Die Sonne geht unter und ein Gewitter kündigt sich aus Chiang Rai kommend an. Gegen eine Abkühlung des Klimas durch etwas Regen hat keiner von uns etwas. Es muss aber nicht unbedingt genau dann sein, wenn wir noch ewig viele Stunden Rückweg auf einer offenen Pick-up-Ladefläche vor uns haben. Mong hat’s aber drauf und lenkt uns sicher und trocken in Richtung Chiang Mai zurück. Nicht mehr allzu weit vor Chiang Mai halten wir kurz bei Thailands höchstem Geysir, aus dem nach Schwefel riechendes, warmes Wasser spritzt. Es gibt auch ein angelegtes Becken, in das man sich hineinlegen oder einfach nur seine Füße hineinhalten kann. Das Wasser darin ist warm, wie in einer Badewanne. Außerdem soll es noch ein Becken geben, in dem man tagsüber – als kleiner Gag für die Touristen – Eier kochen kann!
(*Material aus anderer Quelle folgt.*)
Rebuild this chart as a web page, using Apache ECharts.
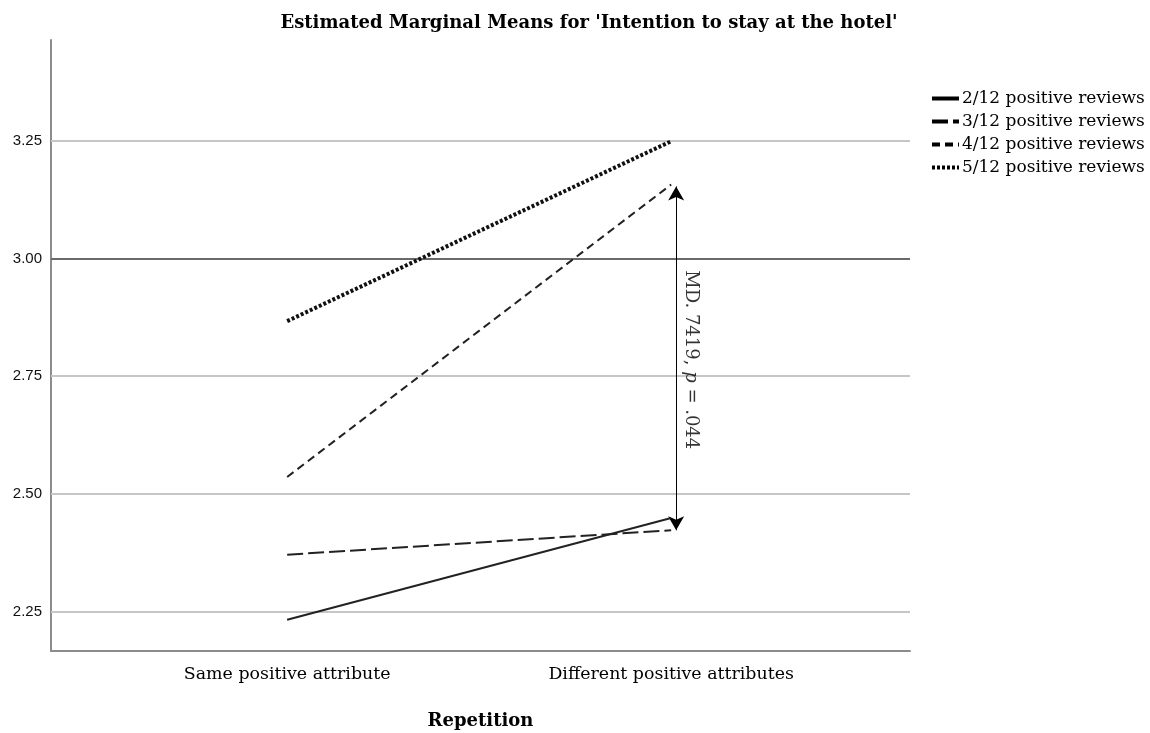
<!DOCTYPE html>
<html>
<head>
<meta charset="utf-8">
<script src="https://cdn.jsdelivr.net/npm/echarts@6/dist/echarts.min.js"></script>
<style>html,body{margin:0;padding:0;background:#fff;}#c{width:1150px;height:733px;}</style>
</head>
<body>
<div id="c"></div>
<script>
// ---- data ----
const categories = ['Same positive attribute', 'Different positive attributes'];
const seriesNames = ['2/12 positive reviews', '3/12 positive reviews', '4/12 positive reviews', '5/12 positive reviews'];
const values212 = [2.233, 2.449];
const values312 = [2.371, 2.423];
const values412 = [2.536, 3.157];
const values512 = [2.867, 3.249];
const yTicks = [2.25, 2.50, 2.75, 3.00, 3.25];
const referenceLine = 3.00;
const arrowFrom = 3.153, arrowTo = 2.423;

const serif = '"DejaVu Serif", "Liberation Serif", serif';
const tickFont = '"Liberation Sans Narrow", "Liberation Sans", Arial, sans-serif';

const styles = [
  {type: 'solid', width: 2, legendWidth: 4},
  {type: [16, 5], width: 2, legendWidth: 4},
  {type: [8, 5], width: 2, legendWidth: 4},
  {type: [3, 2], width: 4, legendWidth: 4}
];
const allValues = [values212, values312, values412, values512];

const series = allValues.map((vals, i) => ({
  name: seriesNames[i],
  type: 'line',
  data: vals.map((v, j) => [j, v]),
  symbol: 'none',
  silent: true,
  z: 5,
  itemStyle: {color: '#000'},
  lineStyle: {color: i === 3 ? '#111' : '#222', width: styles[i].width, type: styles[i].type}
}));

// gridlines and reference line
series.push({
  name: 'helper',
  type: 'line',
  data: [],
  silent: true,
  markLine: {
    silent: true,
    symbol: 'none',
    label: {show: false},
    animation: false,
    data: yTicks.map(t => ({
      yAxis: t,
      lineStyle: t === referenceLine
        ? {color: '#6a6a6a', width: 2, type: 'solid'}
        : {color: '#c6c6c6', width: 2, type: 'solid'}
    }))
  },
  z: 1
});
// double-headed arrow
series.push({
  name: 'arrow',
  type: 'line',
  data: [],
  silent: true,
  markLine: {
    silent: true,
    animation: false,
    symbol: ['arrow', 'arrow'],
    symbolSize: [12, 14],
    label: {show: false},
    lineStyle: {color: '#000', width: 1, type: 'solid'},
    data: [[{coord: [1.013, arrowFrom]}, {coord: [1.013, arrowTo]}]]
  },
  z: 6
});
// annotation
series.push({
  name: 'note',
  type: 'scatter',
  data: [[1.05, 2.785]],
  symbolSize: 0,
  silent: true,
  label: {
    show: true,
    position: 'inside',
    rotate: -90,
    formatter: () => '{a|MD. 7419, }{i|p}{a| = .044}',
    rich: {
      a: {fontFamily: serif, fontSize: 18, color: '#000'},
      i: {fontFamily: serif, fontSize: 18, fontStyle: 'italic', color: '#000'}
    }
  },
  z: 7
});

const option = {
  backgroundColor: '#fff',
  animation: false,
  title: {
    text: "Estimated Marginal Means for 'Intention to stay at the hotel'",
    left: 584,
    textAlign: 'center',
    top: 9,
    textStyle: {fontFamily: serif, fontWeight: 'bold', fontSize: 18, color: '#000'}
  },
  legend: {
    data: seriesNames.map((n, i) => ({
      name: n,
      itemStyle: {opacity: 0},
      lineStyle: {width: styles[i].legendWidth, type: styles[i].type, color: '#000', opacity: 1}
    })),
    orient: 'vertical',
    left: 925,
    top: 85,
    itemWidth: 27,
    itemHeight: 14,
    itemGap: 6,
    selectedMode: false,
    textStyle: {fontFamily: serif, fontSize: 17, color: '#000', padding: [0, 0, 0, -2]}
  },
  grid: {left: 51, right: 240, top: 40, bottom: 82, outerBoundsMode: 'none'},
  xAxis: {
    type: 'value',
    min: -0.615,
    max: 1.622,
    name: 'Repetition',
    nameLocation: 'middle',
    nameGap: 61,
    nameTextStyle: {fontFamily: serif, fontWeight: 'bold', fontSize: 18, color: '#000'},
    axisLine: {show: true, onZero: false, lineStyle: {color: '#8c8c8c', width: 2}},
    axisTick: {show: false},
    splitLine: {show: false},
    axisLabel: {
      customValues: [0, 1],
      formatter: v => categories[Math.round(v)],
      fontFamily: serif, fontSize: 17.4, color: '#000', margin: 15
    }
  },
  yAxis: {
    type: 'value',
    min: 2.1665,
    max: 3.464,
    axisLine: {show: true, onZero: false, lineStyle: {color: '#8c8c8c', width: 2}},
    axisTick: {show: false},
    splitLine: {show: false},
    axisLabel: {
      customValues: yTicks,
      formatter: v => v.toFixed(2),
      fontFamily: tickFont, fontSize: 15, color: '#111', margin: 9
    }
  },
  series: series
};

const chart = echarts.init(document.getElementById('c'), null, {renderer: 'canvas'});
chart.setOption(option);
</script>
</body>
</html>
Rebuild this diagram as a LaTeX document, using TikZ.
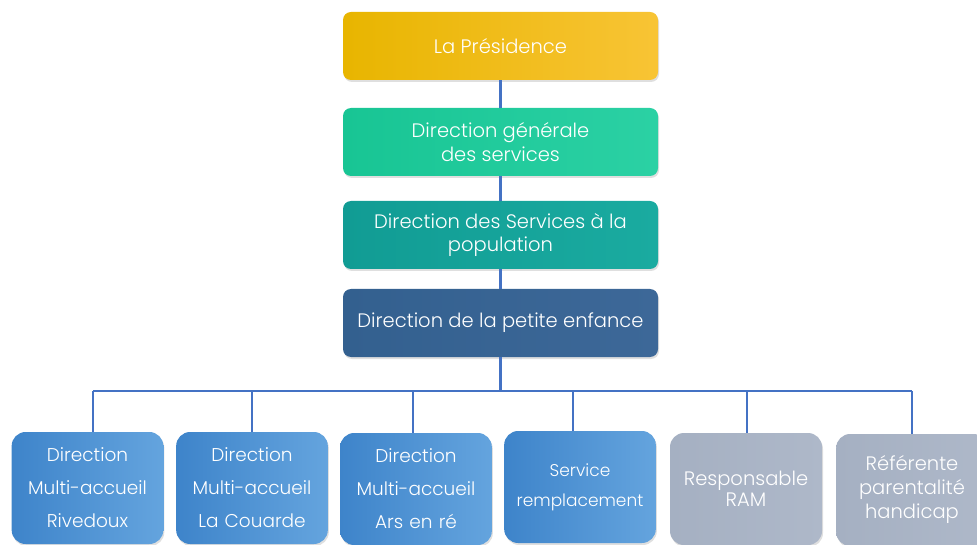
\documentclass[tikz,border=0pt]{standalone}
\usepackage{fontspec}
\setmainfont{Poppins Light}
\usetikzlibrary{shadows,calc}
\definecolor{linec}{HTML}{4472C4}
\definecolor{goldA}{HTML}{E8B500}
\definecolor{goldB}{HTML}{F8C435}
\definecolor{greenA}{HTML}{18C594}
\definecolor{greenB}{HTML}{2BD1A4}
\definecolor{tealA}{HTML}{119C94}
\definecolor{tealB}{HTML}{1AABA0}
\definecolor{navyA}{HTML}{33608F}
\definecolor{navyB}{HTML}{3D6898}
\definecolor{blueA}{HTML}{3E84CA}
\definecolor{blueB}{HTML}{64A4DE}
\definecolor{grayA}{HTML}{A5B0C2}
\definecolor{grayB}{HTML}{AEB8C9}
\tikzset{
  topbox/.style={rounded corners=8pt, minimum width=315pt, minimum height=68pt,
    text=white, align=center, font=\fontsize{19.5}{23.5}\selectfont,
    drop shadow={shadow xshift=1pt, shadow yshift=-2pt, opacity=0.25}},
  botbox/.style={rounded corners=14pt, minimum width=149pt, minimum height=112pt,
    text=white, align=center, text width=145pt,
    drop shadow={shadow xshift=1pt, shadow yshift=-2pt, opacity=0.25}},
  bluebox/.style={botbox, left color=blueA, right color=blueB},
  graybox/.style={botbox, left color=grayA, right color=grayB},
  conn/.style={draw=linec, line width=2.4pt},
}
\begin{document}
\begin{tikzpicture}[x=1pt,y=-1pt]
\useasboundingbox (0,0) rectangle (977,545);
\node[topbox, left color=goldA, right color=goldB] (pres) at (500.5,46) {La Présidence};
\node[topbox, left color=greenA, right color=greenB] (dgs) at (500.5,142) {Direction générale\\des services};
\node[topbox, left color=tealA, right color=tealB] (dsp) at (500.5,235) {Direction des Services à la\\population};
\node[topbox, left color=navyA, right color=navyB] (dpe) at (500.5,323) {Direction de la petite enfance};

\node[bluebox, font=\fontsize{18.5}{33}\selectfont] (b1) at (87.5,488) {Direction\\Multi-accueil\\Rivedoux};
\node[bluebox, font=\fontsize{18.5}{33}\selectfont, minimum width=148pt] (b2) at (252,488) {Direction\\Multi-accueil\\La Couarde};
\node[bluebox, font=\fontsize{18.5}{33}\selectfont, minimum width=150pt] (b3) at (416,489) {Direction\\Multi-accueil\\Ars en ré};
\node[bluebox, font=\fontsize{17}{30}\selectfont, minimum width=150pt] (b4) at (580,487) {Service\\remplacement};
\node[graybox, font=\fontsize{19.5}{21.5}\selectfont, minimum width=152pt] (b5) at (746,489) {Responsable\\RAM};
\node[graybox, font=\fontsize{19.5}{24}\selectfont, minimum width=150pt] (b6) at (912,490) {Référente\\parentalité\\handicap};

\coordinate (bus) at (500.5,391);
\coordinate (d1) at (93,391);
\coordinate (d2) at (252,391);
\coordinate (d3) at (413,391);
\coordinate (d4) at (573,391);
\coordinate (d5) at (747,391);
\coordinate (d6) at (912,391);

\draw[conn] (pres.south) -- (dgs.north);
\draw[conn] (dgs.south) -- (dsp.north);
\draw[conn] (dsp.south) -- (dpe.north);
\draw[conn] (dpe.south) -- (bus);
\draw[conn] (d1) -- (d6);
\draw[conn] (d1) -- (d1 |- b1.north);
\draw[conn] (d2) -- (d2 |- b2.north);
\draw[conn] (d3) -- (d3 |- b3.north);
\draw[conn] (d4) -- (d4 |- b4.north);
\draw[conn] (d5) -- (d5 |- b5.north);
\draw[conn] (d6) -- (d6 |- b6.north);
\end{tikzpicture}
\end{document}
Als wir wieder in Chiang Mai ankommen, halten wir an einer Ampel am Stadtrand. Die Fahrerin des Wagens neben uns kurbelt plötzlich ihre Fensterscheibe herunter und ruft uns zu: »Welcome to Chiang Mai, Thailand!«
Ach, da geht einem doch das Herz auf. Wie kann ein Volk nur so herzlich sein?
»My friend here …« Sie zeigt auf ihren Beifahrer: »He wants to say …«
»Oh, no, no, no, no, no!« Der Mann macht sich ganz klein und duckt sich schüchtern.
Sie lacht: »He wants to say: Welcome to Chiang Mai, Thailand!«
Nachdem sie uns zum zweiten Mal begrüßt hat, schaltet die Ampel auf grün und die beiden biegen winkend ab.
We love Chiang Mai, Thailand … aber morgen hauen wir leider ab.